Un autre témoin oculaire (Oléaria, d’après l’historien Fimoféyer), raconte que le dos d’une femme condamnée à 16 coups de knout ressemblait au corps d’un animal écorché.

Avant l’oukase de 1807 on infligeait 100 à 150 coups, ou même 300 à 350, ce qui équivalait à une condamnation à mort.

L’histoire rapporte de célèbres exécutions au moyen du knout. L’une des plus connues est celle du fils (césarévitch) de Pierre Ier, condamné à mort sous les coups de knout par son père. Le jeune homme était resté conservateur à tous crins, il blâmait toutes les réformes introduites par l’empereur pour tâcher d’européaniser le pays encore barbare. Il fut accusé de vouloir attenter à la vie de son père. Dans un fameux tableau d’un peintre russe, Pierre interroge son fils, puis le fait knouter. La seule grâce que l’empereur impitoyable accorda au jeune homme, c’est de lui faire prendre un narcotique mortel avant l’exécution.

Une dame d’une grande beauté, la comtesse Lapoukhina, ayant excité la jalousie de la tzarine Elizabeth, fut accusée de favoriser une conspiration ; elle fut knoutée et lorsque le corps de la malheureuse fut réduit en lambeaux, on arracha la langue à la dame qui fut ensuite expédiée en Sibérie.

Quand les seigneurs voyaient les nobles eux-mêmes condamnés au knout, ils ne se gênaient pas pour appliquer cette torture à leurs serfs dont ils avaient à se plaindre. Parfois au lieu de knout ils se contentaient de les faire passer par des verges, ce qui n’était pas tout à fait aussi cruel.

Marka Voutchak (Mme  Markovitch), la célèbre romancière ukrainienne, dont la Maroussia a été publiée par Hetzel, a raconté dans ses souvenirs que les femmes, propriétaires de serfs, étaient souvent plus cruelles que les hommes, qu’elles étaient possédées d’une sorte de sadisme et qu’elles infligeaient des châtiments corporels plus souvent que les hommes.

Dans le xviie siècle, en Russie, on mettait à la question un accusé qui n’avait pas avoué son crime. Après les coups de knout, indiqués par les juges, on accrochait le malheureux à une grande barre de bois tenue par deux hommes et on l’approchait d’un grand feu et pendant qu’on lui grillait le dos on lui faisait les questions. Si après trois épreuves de ce genre l’accusé n’était pas mort et n’avait pas avoué le crime qu’on lui attribuait, il était mis en liberté.

Le supplice du knout fut supprimé par un ukase en 1845, mais celui du plet a continué durant tout le xixe siècle.
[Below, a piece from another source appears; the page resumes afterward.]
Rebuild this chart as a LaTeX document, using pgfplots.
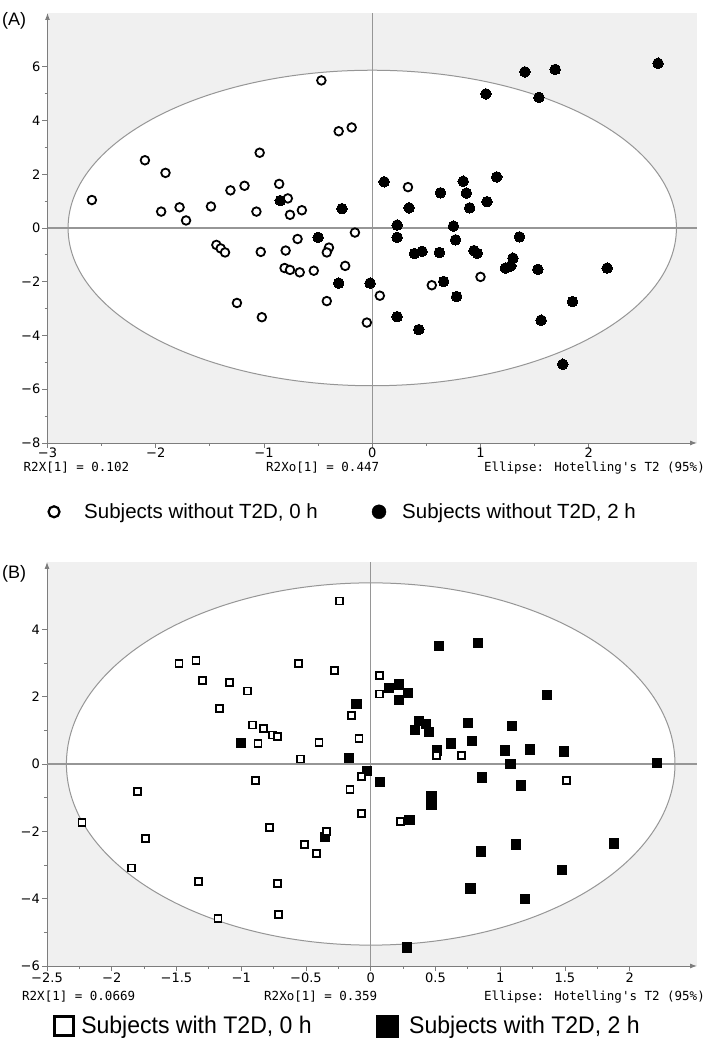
\documentclass[border=0pt]{standalone}
\usepackage{fontspec}
\setmainfont{Liberation Sans}
\newfontfamily\tickfont{DejaVu Sans}
\newfontfamily\annfont{DejaVu Sans Mono}
\newfontfamily\legBfont{Liberation Sans}[FakeStretch=0.96]
\usepackage{pgfplots}
\pgfplotsset{compat=1.18}
\usetikzlibrary{arrows.meta}
\definecolor{bgc}{RGB}{240,240,240}
\definecolor{elc}{RGB}{150,150,150}
\definecolor{axc}{RGB}{125,125,125}

\pgfplotsset{
  myaxis/.style={
    scale only axis, enlargelimits=false,
    axis lines=left,
    axis line style={draw=axc, line width=0.9pt},
    x axis line style={-{Latex[length=7pt,width=5pt]}},
    y axis line style={-{Latex[length=7pt,width=5pt]}},
    axis background/.style={fill=bgc},
    tick align=outside,
    major tick length=5pt, minor tick length=3pt,
    every tick/.style={draw=axc, line width=0.8pt},
    minor tick num=1,
    tick label style={font=\tickfont\fontsize{13}{15}\selectfont, inner sep=0pt},
    clip=false,
    legend columns=2,
    legend style={draw=none, fill=none, inner sep=0pt, outer sep=0pt,
      nodes={inner sep=0pt, outer sep=0pt}, column sep=0pt},
  }
}

\begin{document}
\begin{tikzpicture}
\path[use as bounding box] (0pt,0pt) rectangle (709pt,1041pt);

% ---------------- Panel A ----------------
\begin{axis}[myaxis,
  at={(47.5pt,598pt)}, anchor=south west,
  width=649.5pt, height=430pt,
  xmin=-3, xmax=3, ymin=-8, ymax=8,
  xtick={-3,-2,-1,0,1,2},
  xticklabels={−3,−2,−1,0,1,2},
  ytick={-8,-6,-4,-2,0,2,4,6},
  yticklabels={−8,−6,−4,−2,0,2,4,6},
  xticklabel style={yshift=0pt},
  yticklabel style={xshift=-2pt},
  legend style={at={(axis description cs:-0.001,-0.160)}, anchor=west,
    font=\fontsize{20.5}{24}\selectfont},
]
\fill[white] (axis cs:0,0) ellipse [x radius=2.81, y radius=5.87];
\draw[elc, line width=1pt] (axis cs:0,0) ellipse [x radius=2.81, y radius=5.87];
\draw[elc, line width=1.1pt] (axis cs:0,-8) -- (axis cs:0,8);
\draw[elc, line width=1.1pt] (axis cs:-3,0) -- (axis cs:3,0);

\addplot[only marks, mark=*, mark size=4.3pt,
  mark options={draw=black, fill=white, line width=1.8pt},
  legend image code/.code={\draw[black, fill=white, line width=2.2pt] (7pt,0pt) circle (5.5pt); \path (0pt,-7pt) (37pt,7pt);}]
coordinates {
(-0.47,5.49) (-0.31,3.60) (-0.19,3.74) (-1.04,2.80) (-2.10,2.52) (-1.91,2.05)
(-2.59,1.04) (-1.95,0.61) (-1.78,0.77) (-1.72,0.28) (-1.49,0.80) (-1.31,1.40)
(-1.18,1.57) (-1.07,0.61) (-0.86,1.64) (-0.78,1.10) (-0.76,0.49) (-0.65,0.66)
(-0.16,-0.17) (0.33,1.52) (-1.44,-0.63) (-1.40,-0.76) (-1.36,-0.91) (-1.03,-0.89)
(-0.80,-0.84) (-0.69,-0.41) (-0.40,-0.73) (-0.42,-0.91) (-0.81,-1.49) (-0.76,-1.56)
(-0.67,-1.65) (-0.54,-1.59) (-0.25,-1.41) (0.55,-2.13) (1.00,-1.82) (0.07,-2.52)
(-1.25,-2.79) (-0.42,-2.72) (-1.02,-3.32) (-0.05,-3.52)
};
\addlegendentry{Subjects without T2D, 0 h\rule{54pt}{0pt}}

\addplot[only marks, mark=*, mark size=5.3pt,
  mark options={draw=black, fill=black, line width=0pt},
  legend image code/.code={\fill[black] (7pt,0pt) circle (7pt); \path (0pt,-7pt) (30pt,7pt);}]
coordinates {
(1.41,5.81) (1.69,5.90) (2.64,6.13) (1.05,4.99) (1.54,4.86)
(-0.85,1.02) (-0.28,0.72) (0.11,1.72) (0.34,0.75) (0.63,1.31) (0.84,1.74)
(0.87,1.30) (0.90,0.75) (1.06,0.98) (1.15,1.90) (0.23,0.11) (0.75,0.07)
(-0.50,-0.35) (0.23,-0.35) (0.77,-0.44) (1.36,-0.33) (0.39,-0.95) (0.46,-0.87)
(0.62,-0.91) (0.94,-0.84) (0.97,-0.94) (1.30,-1.12) (1.23,-1.49) (1.28,-1.41)
(1.53,-1.54) (2.17,-1.49) (-0.31,-2.05) (-0.02,-2.05) (0.66,-1.99) (0.78,-2.55)
(1.85,-2.74) (0.23,-3.30) (0.43,-3.78) (1.56,-3.43) (1.76,-5.07)
};
\addlegendentry{Subjects without T2D, 2 h}
\end{axis}

% ---------------- Panel B ----------------
\begin{axis}[myaxis,
  at={(47pt,75pt)}, anchor=south west,
  width=650pt, height=404pt,
  xmin=-2.5, xmax=2.52, ymin=-6, ymax=6,
  xtick={-2.5,-2,-1.5,-1,-0.5,0,0.5,1,1.5,2},
  xticklabels={−2.5,−2,−1.5,−1,−0.5,0,0.5,1,1.5,2},
  ytick={-6,-4,-2,0,2,4},
  yticklabels={−6,−4,−2,0,2,4},
  xticklabel style={yshift=-1.5pt},
  yticklabel style={xshift=-2pt},
  legend style={at={(axis description cs:0.009,-0.1485)}, anchor=west,
    font=\legBfont\fontsize{24}{28}\selectfont},
]
\fill[white] (axis cs:0,0) ellipse [x radius=2.35, y radius=5.38];
\draw[elc, line width=1pt] (axis cs:0,0) ellipse [x radius=2.35, y radius=5.38];
\draw[elc, line width=1.1pt] (axis cs:0,-6) -- (axis cs:0,6);
\draw[elc, line width=1.1pt] (axis cs:-2.5,0) -- (axis cs:2.52,0);

\addplot[only marks, mark=square*, mark size=4.6pt,
  mark options={draw=black, fill=black, line width=0pt},
  forget plot]
coordinates {
(0.53,3.50) (0.83,3.60) (0.14,2.26) (0.22,2.36) (0.29,2.11) (0.22,1.89)
(-0.11,1.79) (1.36,2.04) (0.37,1.27) (0.43,1.19) (0.45,0.94) (0.34,1.00)
(0.75,1.22) (1.09,1.14) (0.78,0.69) (0.62,0.61) (0.51,0.40) (1.04,0.40)
(1.23,0.43) (1.49,0.37) (2.21,0.03) (1.08,0.00) (-1.00,0.62) (-0.17,0.17)
(-0.03,-0.20) (0.07,-0.54) (0.86,-0.40) (1.16,-0.64) (0.47,-0.94) (0.47,-1.22)
(0.30,-1.66) (-0.35,-2.17) (1.12,-2.39) (1.88,-2.36) (0.85,-2.60) (1.48,-3.14)
(0.77,-3.70) (1.19,-4.02) (0.28,-5.45)
};

\addplot[only marks, mark=square*, mark size=3.5pt,
  mark options={draw=black, fill=white, line width=1.8pt},
  legend image code/.code={\draw[black, fill=white, line width=3pt] (1.5pt,-9.5pt) rectangle (20.5pt,9.5pt); \path (0pt,-11pt) (28pt,11pt);}]
coordinates {
(-0.24,4.84) (-1.48,2.98) (-1.35,3.08) (-0.56,2.99) (-0.28,2.78) (0.07,2.64)
(-1.30,2.49) (-1.09,2.43) (-0.95,2.17) (-1.17,1.64) (0.07,2.08) (-0.15,1.45)
(0.51,0.25) (0.70,0.25) (-0.91,1.16) (-0.83,1.05) (-0.76,0.86) (-0.72,0.82)
(-0.87,0.61) (-0.40,0.63) (-0.09,0.75) (-0.54,0.15) (-0.07,-0.38) (-0.89,-0.50)
(-0.16,-0.75) (1.51,-0.48) (-1.80,-0.82) (-0.07,-1.46) (0.23,-1.71) (-2.23,-1.73)
(-0.78,-1.89) (-0.34,-2.00) (-1.74,-2.21) (-0.51,-2.38) (-0.42,-2.66) (-1.85,-3.09)
(-1.33,-3.48) (-0.72,-3.55) (-1.18,-4.59) (-0.71,-4.47)
};
\addlegendentry{Subjects with T2D, 0 h\rule{64pt}{0pt}}

\addlegendimage{legend image code/.code={\fill[black] (0pt,-11pt) rectangle (22pt,11pt); \path (0pt,-11pt) (33pt,11pt);}}
\addlegendentry{Subjects with T2D, 2 h}
\end{axis}

% ---------------- Labels and annotations ----------------
\node[anchor=west, inner sep=0pt, font=\fontsize{18}{21}\selectfont] at (2pt,1020pt) {(A)};
\node[anchor=west, inner sep=0pt, font=\fontsize{18}{21}\selectfont] at (2pt,467pt) {(B)};

\node[anchor=base west, inner sep=0pt, font=\annfont\fontsize{12.5}{14}\selectfont] at (23.5pt,569pt) {R2X[1] = 0.102};
\node[anchor=base west, inner sep=0pt, font=\annfont\fontsize{12.5}{14}\selectfont] at (266pt,569pt) {R2Xo[1] = 0.447};
\node[anchor=base east, inner sep=0pt, font=\annfont\fontsize{12.5}{14}\selectfont] at (705pt,569pt) {Ellipse: Hotelling\char"27 s T2 (95\%)};

\node[anchor=base west, inner sep=0pt, font=\annfont\fontsize{12.5}{14}\selectfont] at (22pt,40pt) {R2X[1] = 0.0669};
\node[anchor=base west, inner sep=0pt, font=\annfont\fontsize{12.5}{14}\selectfont] at (264pt,40pt) {R2Xo[1] = 0.359};
\node[anchor=base east, inner sep=0pt, font=\annfont\fontsize{12.5}{14}\selectfont] at (705pt,40pt) {Ellipse: Hotelling\char"27 s T2 (95\%)};
\end{tikzpicture}
\end{document}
Bien des voyageurs ont raconté avec horreur les traitements infligés aux infortunés partant pour la Sibérie, attachés à une longue chaîne, dont le bruit s’entendait à une grande distance. Les soldats qui accompagnaient ce convoi ne se faisaient pas faute de frapper les prisonniers, dont la plupart n’étaient coupables que de sentiments anti-monarchistes. Le voyageur américain Kennan a dépeint les traitements cruels dont les prisonniers politiques étaient les victimes.

Même après la suppression du supplice du knout, il existait dans l’armée russe un châtiment aussi cruel :

le spitzroutenne, d’origine allemande comme le mot l’indique. Un soldat condamné par ses chefs devait passer entre deux rangées de soldats armés de baguettes acérées. Les soldats frappaient de toutes leurs forces sur le corps nu du prétendu coupable, qui ne formait bientôt plus qu’une plaie. Et cet infortuné devait passer jusqu’à 30 fois de suite entre cette rangée de bourreaux. Si l’on remarquait qu’un soldat ne frappait pas assez vigoureusement, il était puni à son tour. On m’a assuré que les verges, avant le supplice, étaient plongées dans le vinaigre, mais je n’en suis pas sûr.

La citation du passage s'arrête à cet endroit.